Monday, August 24, 2015

Two dozen suspected human trafficking victims found in Malaysia

© Damir Sagolj


Malaysian police investigating human trafficking camps at the border with Thailand have discovered mass graves containing 24 bodies. Earlier over a hundred graves were found in the area.


The remains were uncovered on Saturday in the Bukit Wang Burma area in the heavily forested region covering northern Malaysia and southern Thailand.

“Following on from the operation in which we found ... bodies of illegal immigrants, 24 more bodies have been found and dug up,” police said in a statement.

The bodies most likely belong to refugees from Myanmar, members of the persecuted Muslim Rohingya minority, Police Chief Tan Sri Khalid Abu Bakar told the Malaysian Insider.

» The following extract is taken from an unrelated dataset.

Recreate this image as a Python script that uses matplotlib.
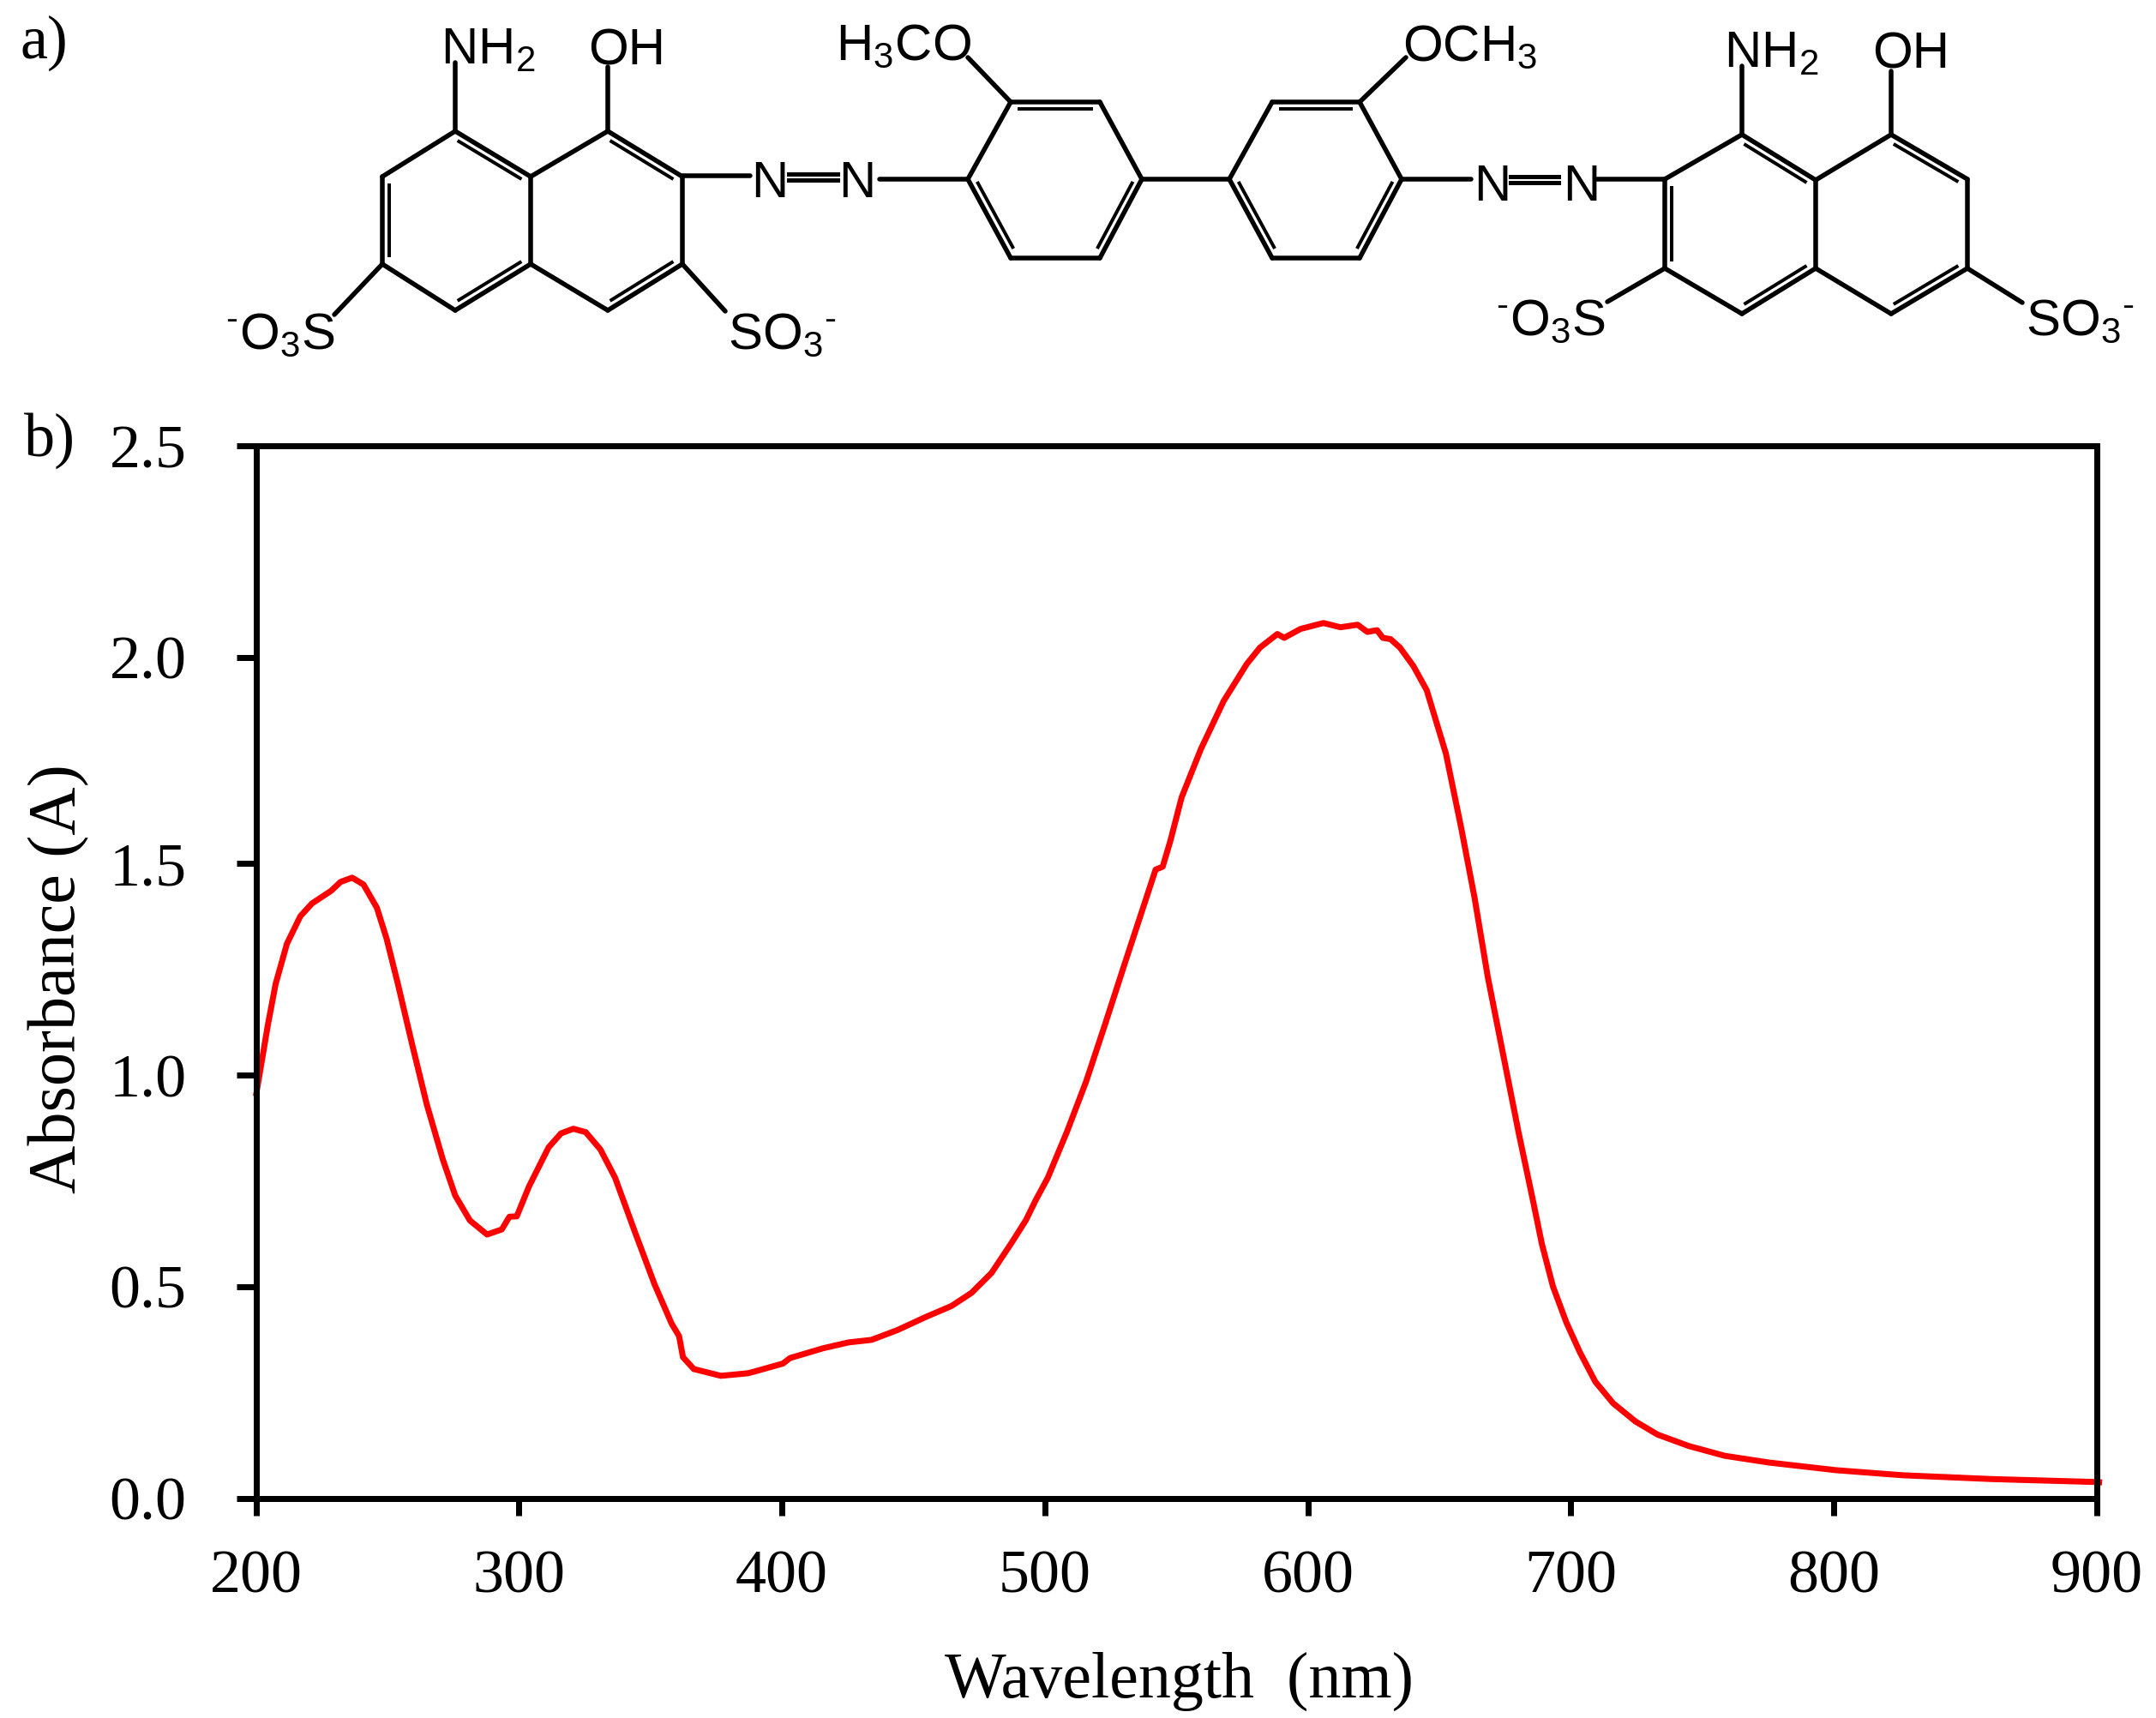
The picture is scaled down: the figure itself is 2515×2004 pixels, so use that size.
import numpy as np
import matplotlib
matplotlib.use('Agg')
import matplotlib.pyplot as plt

plt.rcParams['font.family'] = ['Liberation Serif', 'DejaVu Serif']
plt.rcParams['mathtext.fontset'] = 'custom'
plt.rcParams['mathtext.rm'] = 'Liberation Sans'
plt.rcParams['mathtext.default'] = 'regular'

W, H = 2515, 2004
PT = 0.72  # px to pt at dpi 100

wavelength = [200, 204.6, 207.5, 211.8, 216.9, 221.3, 228.6, 232.2, 236.6, 240.9, 246, 249.7, 254, 259.5, 265, 271.1,
              275.8, 281.4, 287.9, 293.5, 296.4, 299.2, 303.8, 311.3, 316, 320.7, 325.4, 331, 336.6, 344, 351.6, 358.1,
              360.9, 362.4, 366.5, 376.8, 387.1, 389.5, 400.4, 403.1, 415.6, 425.4, 434.1, 443.9, 454.7, 464.5, 472.1,
              479.7, 487.3, 492.8, 496.5, 501.1, 508.4, 515.7, 522.9, 530.2, 537.5, 542.1, 544.8, 547.7, 552, 559.3,
              568, 576.8, 581.8, 588.4, 591, 597.2, 605.9, 612.4, 618.9, 622.6, 626.3, 628.5, 631.4, 635, 640.1, 645.2,
              652.5, 658.3, 663.4, 668.4, 674.3, 680.1, 685.7, 689, 693.2, 698.3, 703.4, 709.3, 716.1, 724.6, 733, 744.9,
              758.5, 775.4, 800.8, 826.2, 860, 900, 902]
absorbance = [0.95, 1.12, 1.215, 1.31, 1.375, 1.405, 1.435, 1.456, 1.466, 1.45, 1.395, 1.322, 1.215, 1.07, 0.93, 0.80,
              0.715, 0.656, 0.623, 0.635, 0.665, 0.666, 0.736, 0.829, 0.862, 0.873, 0.865, 0.824, 0.757, 0.631, 0.505, 0.412,
              0.383, 0.333, 0.305, 0.289, 0.295, 0.299, 0.318, 0.331, 0.354, 0.368, 0.374, 0.397, 0.428, 0.454, 0.485,
              0.532, 0.603, 0.657, 0.704, 0.757, 0.866, 0.985, 1.12, 1.26, 1.398, 1.485, 1.492, 1.554, 1.66, 1.777,
              1.894, 1.984, 2.023, 2.055, 2.046, 2.067, 2.081, 2.071, 2.077, 2.06, 2.064, 2.046, 2.043, 2.023, 1.979, 1.92,
              1.766, 1.586, 1.418, 1.232, 1.047, 0.865, 0.70, 0.60, 0.50, 0.415, 0.345, 0.275, 0.224, 0.181, 0.15, 0.123,
              0.10, 0.084, 0.066, 0.054, 0.045, 0.038, 0.037]
x_ticks = [200, 300, 400, 500, 600, 700, 800, 900]
y_ticks = [0.0, 0.5, 1.0, 1.5, 2.0, 2.5]
# the scanned y axis is not quite even, tick rows in the image
y_tick_rows = [1747.5, 1500.7, 1254, 1007, 766.7, 520]

# molecule skeleton, image pixels
single_bonds = [
    ((446, 206), (531, 153)), ((531, 153), (619, 206)), ((619, 206), (709, 153)), ((709, 153), (796, 206)),
    ((796, 206), (796, 308)), ((796, 308), (709, 362)), ((709, 362), (619, 308)), ((619, 308), (531, 362)),
    ((531, 362), (446, 308)), ((446, 308), (446, 206)), ((619, 206), (619, 308)),
    ((531, 153), (531, 73)), ((709, 153), (709, 78)), ((446, 308), (390, 367)), ((796, 308), (846, 363)),
    ((796, 205), (875, 205)), ((1026, 209), (1129, 209)),
    ((1129, 209), (1179, 119)), ((1179, 119), (1283, 119)), ((1283, 119), (1332, 209)), ((1332, 209), (1283, 301)),
    ((1283, 301), (1179, 301)), ((1179, 301), (1129, 209)), ((1179, 119), (1129, 67)),
    ((1332, 209), (1434, 209)),
    ((1434, 209), (1484, 119)), ((1484, 119), (1586, 119)), ((1586, 119), (1635, 209)), ((1635, 209), (1586, 301)),
    ((1586, 301), (1484, 301)), ((1484, 301), (1434, 209)), ((1586, 119), (1640, 67)),
    ((1635, 209), (1716, 209)), ((1863, 209), (1942, 209)),
    ((1942, 209), (2032, 157)), ((2032, 157), (2118, 210)), ((2118, 210), (2206, 157)), ((2206, 157), (2295, 209)),
    ((2295, 209), (2295, 313)), ((2295, 313), (2206, 366)), ((2206, 366), (2118, 313)), ((2118, 313), (2032, 366)),
    ((2032, 366), (1942, 313)), ((1942, 313), (1942, 209)), ((2118, 210), (2118, 313)),
    ((2032, 157), (2032, 77)), ((2206, 157), (2206, 83)), ((1942, 313), (1875, 352)), ((2295, 313), (2359, 353)),
]
# second stroke of each double bond: bond, ring centre it leans to
double_bonds = [
    ((531, 153), (619, 206), (531, 257)), ((709, 153), (796, 206), (708, 257)), ((446, 206), (446, 308), (531, 257)),
    ((619, 308), (531, 362), (531, 257)), ((796, 308), (709, 362), (708, 257)),
    ((1179, 119), (1283, 119), (1232, 210)), ((1129, 209), (1179, 301), (1232, 210)), ((1283, 301), (1332, 209), (1232, 210)),
    ((1484, 119), (1586, 119), (1535, 210)), ((1434, 209), (1484, 301), (1535, 210)), ((1586, 301), (1635, 209), (1535, 210)),
    ((2032, 157), (2118, 210), (2030, 261)), ((2206, 157), (2295, 209), (2207, 261)), ((1942, 209), (1942, 313), (2030, 261)),
    ((2118, 313), (2032, 366), (2030, 261)), ((2295, 313), (2206, 366), (2207, 261)),
]
azo_bonds = [((920, 203), (977, 203)), ((920, 210), (977, 210)), ((1762, 206), (1818, 206)), ((1762, 213), (1818, 213))]

atom_labels = [
    ('NH$_2$', 514, 75), ('OH', 686, 75), ('H$_3$CO', 975, 70), ('OCH$_3$', 1636, 71), ('NH$_2$', 2011, 79), ('OH', 2184, 79),
    ('N', 876, 230), ('N', 978, 230), ('N', 1719, 234), ('N', 1823, 234),
    ('$^{\\text{-}}$O$_3$S', 263, 407), ('SO$_3$$^{\\text{-}}$', 849, 407), ('$^{\\text{-}}$O$_3$S', 1745, 391), ('SO$_3$$^{\\text{-}}$', 2363, 391),
]

fig = plt.figure(figsize=(W / 100, H / 100), dpi=100)
ax = fig.add_axes([298.5 / W, 1 - 1747.5 / H, (2446 - 298.5) / W, (1747.5 - 520) / H])
ax.plot(wavelength, absorbance, color='#ff0000', lw=7 * PT, solid_joinstyle='round', solid_capstyle='butt', clip_on=False)
rows = (y_tick_rows[0] - np.array(y_tick_rows)) / (y_tick_rows[0] - y_tick_rows[-1])
ax.set_yscale('function', functions=(lambda v: np.interp(v, y_ticks, rows), lambda r: np.interp(r, rows, y_ticks)))
ax.set_xlim(200, 900)
ax.set_ylim(0, 2.5)
ax.set_xticks(x_ticks)
ax.set_yticks(y_ticks)
ax.set_yticklabels(['%.1f' % v for v in y_ticks])
ax.minorticks_off()
for s in ax.spines.values():
    s.set_linewidth(7 * PT)
ax.tick_params(axis='x', length=20 * PT, width=7 * PT, pad=40 * PT, labelsize=72 * PT)
ax.tick_params(axis='y', length=23 * PT, width=7 * PT, pad=58 * PT, labelsize=72 * PT)
ax.set_xlabel('Wavelength  (nm)', fontsize=76 * PT, va='baseline')
ax.set_ylabel('Absorbance (A)', fontsize=78 * PT)
ax.xaxis.set_label_coords(1376 / W, 1 - 1980 / H, transform=fig.transFigure)
ax.yaxis.set_label_coords(104 / W, 1 - 1142 / H, transform=fig.transFigure)

# overlay in image pixels for the structure
top = fig.add_axes([0, 0, 1, 1])
top.set_xlim(0, W)
top.set_ylim(H, 0)
top.axis('off')
for a, b in single_bonds:
    top.plot([a[0], b[0]], [a[1], b[1]], color='black', lw=5.5 * PT, solid_capstyle='round')
for a, b, c in double_bonds:
    a, b, c = np.array(a, float), np.array(b, float), np.array(c, float)
    p = a + 0.09 * (c - a) + 0.05 * (b - a)
    q = b + 0.09 * (c - b) - 0.05 * (b - a)
    top.plot([p[0], q[0]], [p[1], q[1]], color='black', lw=4 * PT)
for a, b in azo_bonds:
    top.plot([a[0], b[0]], [a[1], b[1]], color='black', lw=5 * PT)
for txt, x, y in atom_labels:
    top.text(x, y, txt, family=['Liberation Sans', 'DejaVu Sans'], fontsize=60 * PT, ha='left', va='baseline', color='black')
top.text(24, 68, 'a)', fontsize=72 * PT, ha='left', va='baseline')
top.text(28, 532, 'b)', fontsize=72 * PT, ha='left', va='baseline')

fig.savefig('out.png', dpi=100)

The new graves were found near the site some 500 meters from the border, where Malaysian police found 28 abandoned refugee camps in May. At that time, the police reported finding 139 graves, some of them containing more than one set of remains of suspected victims of human traffickers.


Similar grim finds were reported by Thailand’s police earlier in May and by Malaysian police in April.

A major human trafficking path goes across the Thai-Malaysian border. The criminals transport people from Myanmar and Bangladesh to southeastern Asia.

The latest police crackdown drove traffickers to abandon thousands of migrants floating in overcrowded boats, resulting in a regional humanitarian crisis.